Las vías del centro histórico de Lima en las cercanías de la Plaza San Martín, como el Jr. Lampa, se ataviaban de casquillos, botellas, ropa sucia, mascarillas sueltas y rocas. No faltaron los ambulantes que vendían banderas, polos o agua. Algunos jóvenes conseguían piedras y pedazos de concreto de los jardines o veredas. Esto sucedió en la Plaza de la Democracia: cogían grandes bloques y los golpeaban contra el piso para que se partieran en varios segmentos, que luego lanzaban hacia la Policía.
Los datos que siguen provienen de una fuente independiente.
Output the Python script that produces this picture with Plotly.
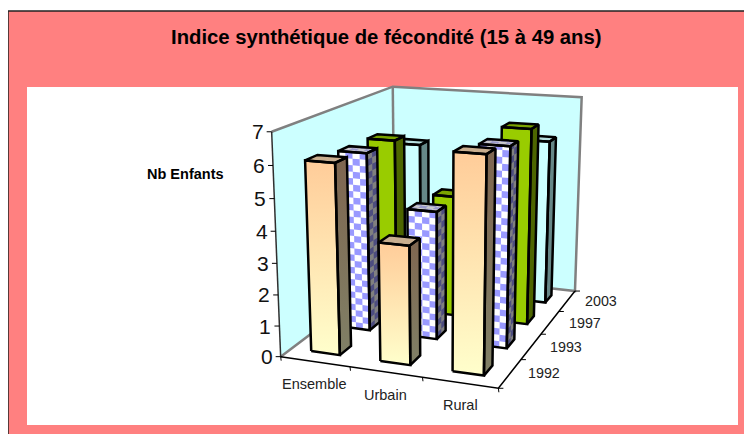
import numpy as np
import plotly.graph_objects as go

# ---- data ----
categories = ["Ensemble", "Urbain", "Rural"]
years = ["1992", "1993", "1997", "2003"]
v1992 = [6.05, 3.75, 6.65]
v1993 = [5.88, 4.2, 6.43]
v1997 = [5.85, 4.12, 6.54]
v2003 = [5.26, 3.5, 5.7]
z_ticks = [0, 1, 2, 3, 4, 5, 6, 7]
title_text = "Indice synthétique de fécondité (15 à 49 ans)"
z_title = "Nb Enfants"

# ---- camera: projective map fitted on the box corners ----
_world = [(0,0,0),(3,0,0),(3,4,0),(0,0,7),(0,4,7),(3,4,7)]
_screen = [(280.7,356.7),(498.3,388.3),(575,291),(271.7,131.7),(392.7,86.7),(581.7,97.3)]
_A, _b = [], []
for (X,Y,Z),(u,v) in zip(_world,_screen):
    _A.append([X,Y,Z,1,0,0,0,0,-u*X,-u*Y,-u*Z]); _b.append(u)
    _A.append([0,0,0,0,X,Y,Z,1,-v*X,-v*Y,-v*Z]); _b.append(v)
_h = np.linalg.lstsq(np.array(_A,float),np.array(_b,float),rcond=None)[0]

def proj(X,Y,Z):
    w = _h[8]*X+_h[9]*Y+_h[10]*Z+1
    return ((_h[0]*X+_h[1]*Y+_h[2]*Z+_h[3])/w, (_h[4]*X+_h[5]*Y+_h[6]*Z+_h[7])/w)

fig = go.Figure()

def poly(pts3, color=None, line="black", lw=2.5, gradient=None):
    p = [proj(*q) for q in pts3]
    if color is not None or gradient is not None:
        p = p+[p[0]]
    xs=[a for a,_ in p]; ys=[b for _,b in p]
    kw = dict(x=xs,y=ys,mode="lines",hoverinfo="skip",showlegend=False,
              line=dict(color=line if line else "rgba(0,0,0,0)",width=lw if line else 0))
    if gradient is not None:
        kw.update(fill="toself",fillgradient=dict(type="vertical",colorscale=gradient))
    elif color is not None:
        kw.update(fill="toself",fillcolor=color)
    fig.add_trace(go.Scatter(**kw))

def cells(quads,color):
    xs,ys=[],[]
    for q in quads:
        p=[proj(*a) for a in q]; p.append(p[0])
        xs+= [a for a,_ in p]+[None]; ys+=[b for _,b in p]+[None]
    fig.add_trace(go.Scatter(x=xs,y=ys,mode="lines",fill="toself",fillcolor=color,
        line=dict(width=0,color="rgba(0,0,0,0)"),hoverinfo="skip",showlegend=False))

# ---- walls ----
poly([(0,0,0),(0,4,0),(0,4,7),(0,0,7)],"#CCFFFF",None)
poly([(0,4,0),(3,4,0),(3,4,7),(0,4,7)],"#CCFFFF",None)
GR="#808080"
poly([(0,0,7),(0,4,7),(3,4,7),(3,4,0),(0,4,0),(0,0,0)],None,GR,2.5)
poly([(0,4,0),(0,4,7)],None,GR,2.5)
poly([(0,0,0),(0,0,7)],None,"#303030",1.5)
poly([(3,4,0),(3,0,0),(0,0,0)],None,"black",1.5)

# ticks
for z in z_ticks:
    a=proj(0,0,z)
    fig.add_shape(type="line",x0=a[0]-5,x1=a[0],y0=a[1],y1=a[1],line=dict(color="black",width=1))
    fig.add_annotation(x=a[0]-5,y=a[1],text=str(z),showarrow=False,xanchor="right",yanchor="middle",
        font=dict(size=21,color="#111111"),xshift=-1)
for i in range(4):
    a=proj(i,0,0)
    fig.add_shape(type="line",x0=a[0],x1=a[0]+0.5,y0=a[1],y1=a[1]+4,line=dict(color="black",width=1))
for i in range(5):
    a=proj(3,i,0)
    fig.add_shape(type="line",x0=a[0],x1=a[0]+5,y0=a[1],y1=a[1],line=dict(color="black",width=1))
cat_dx=[-1,0,1]; cat_dy=[22,23,22]
for i,c in enumerate(categories):
    a=proj(i+0.5,0,0)
    fig.add_annotation(x=a[0]+cat_dx[i],y=a[1]+cat_dy[i],text=c,showarrow=False,font=dict(size=14.5,color="#222222"))
yr_dx=[34,35,35,34]; yr_dy=[-1,0,0,0]
for i,y in enumerate(years):
    a=proj(3,i+0.5,0)
    fig.add_annotation(x=a[0]+yr_dx[i],y=a[1]+yr_dy[i],text=y,showarrow=False,font=dict(size=14.3,color="#222222"))

# ---- bars ----
WX=0.42; WY=0.36
ROW=0.21
def bar(ci,si,val,style):
    x0=ci+0.5-WX/2; x1=ci+0.5+WX/2; y0=si+0.5-WY/2; y1=si+0.5+WY/2
    front=[(x0,y0,0),(x1,y0,0),(x1,y0,val),(x0,y0,val)]
    side=[(x1,y0,0),(x1,y1,0),(x1,y1,val),(x1,y0,val)]
    top=[(x0,y0,val),(x1,y0,val),(x1,y1,val),(x0,y1,val)]
    if style=="peach":
        poly(side,None,None,0,gradient=[[0,"#808066"],[1,"#7F6650"]])
        poly(top,"#C8AE8F",None)
        poly(front,None,None,0,gradient=[[0,"#FFFFCC"],[1,"#FFCC99"]])
    elif style=="check":
        poly(side,"#808080",None); poly(top,"#CCCCCC",None); poly(front,"#FFFFFF",None)
        n=int(np.ceil(val/ROW))
        qf=[];qs=[];qt=[]
        for r in range(n):
            z0=r*ROW; z1=min(val,z0+ROW)
            for c in range(4):
                if (r+c)%2==0:
                    a=x0+(x1-x0)*c/4; b=x0+(x1-x0)*(c+1)/4
                    qf.append([(a,y0,z0),(b,y0,z0),(b,y0,z1),(a,y0,z1)])
            for c in range(2):
                if (r+c)%2==0:
                    a=y0+(y1-y0)*c/2; b=y0+(y1-y0)*(c+1)/2
                    qs.append([(x1,a,z0),(x1,b,z0),(x1,b,z1),(x1,a,z1)])
        for r in range(3):
            for c in range(4):
                if (r+c)%2==0:
                    a=x0+(x1-x0)*c/4; b=x0+(x1-x0)*(c+1)/4
                    e=y0+(y1-y0)*r/3; f=y0+(y1-y0)*(r+1)/3
                    qt.append([(a,e,val),(b,e,val),(b,f,val),(a,f,val)])
        cells(qf,"#9999FF"); cells(qs,"#4D4D80"); cells(qt,"#9999CC")
    elif style=="green":
        poly(side,"#4D6600",None); poly(top,"#7AA300",None); poly(front,"#99CC00",None)
    else:
        poly(side,"#668888",None); poly(top,"#B5DEDE",None); poly(front,"#CCFFFF",None)
    for f in (side,top,front):
        poly(f+[f[0]],None,"black",2.5)

styles=["peach","check","green","cyan"]
series=[v1992,v1993,v1997,v2003]
for si in [3,2,1,0]:
    for ci in range(3):
        bar(ci,si,series[si][ci],styles[si])

# ---- texts ----
fig.add_annotation(x=386.5,y=37,text="<b>%s</b>"%title_text,showarrow=False,font=dict(size=20.3,color="black"))
fig.add_annotation(x=185.5,y=174,text="<b>%s</b>"%z_title,showarrow=False,font=dict(size=14.5,color="black"))

# page body keeps an 8 px margin: the canvas covers 8..752 x 8..434
fig.update_layout(
    width=744,height=426,margin=dict(l=0,r=0,t=0,b=0),autosize=False,
    paper_bgcolor="white",plot_bgcolor="rgba(0,0,0,0)",
    font=dict(family="Liberation Sans"),showlegend=False,
    xaxis=dict(range=[8,752],visible=False,fixedrange=True),
    yaxis=dict(range=[434,8],visible=False,fixedrange=True),
    shapes=list(fig.layout.shapes)+[
        dict(type="rect",xref="x",yref="y",x0=8,x1=760,y0=11,y1=440,fillcolor="#FF8080",line=dict(color="#222222",width=1.5),layer="below"),
        dict(type="rect",xref="x",yref="y",x0=27,x1=738,y0=87,y1=425,fillcolor="white",line=dict(width=0),layer="below"),
    ],
)
fig.write_html("out.html")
A lo largo de la noche del 14 de noviembre, en plenos actos de violencia, un helicóptero de la Policía monitoreaba a los manifestantes. Abajo había solidaridad, la solidaridad de un poco de agua, bicarbonato para desactivar bombas o vinagre por la democracia y contra la corrupción. Diuliana Valdiviezo hace una pausa ante todos sus recuerdos, dice que es la semana más dura y dolorosa que le ha tocado vivir como generación.
Y termina:
-Ayer martes 17 de noviembre – tres días después de la tragedia – pude lavar mi polo de brigadista. Aún tenía la sangre de Bryan.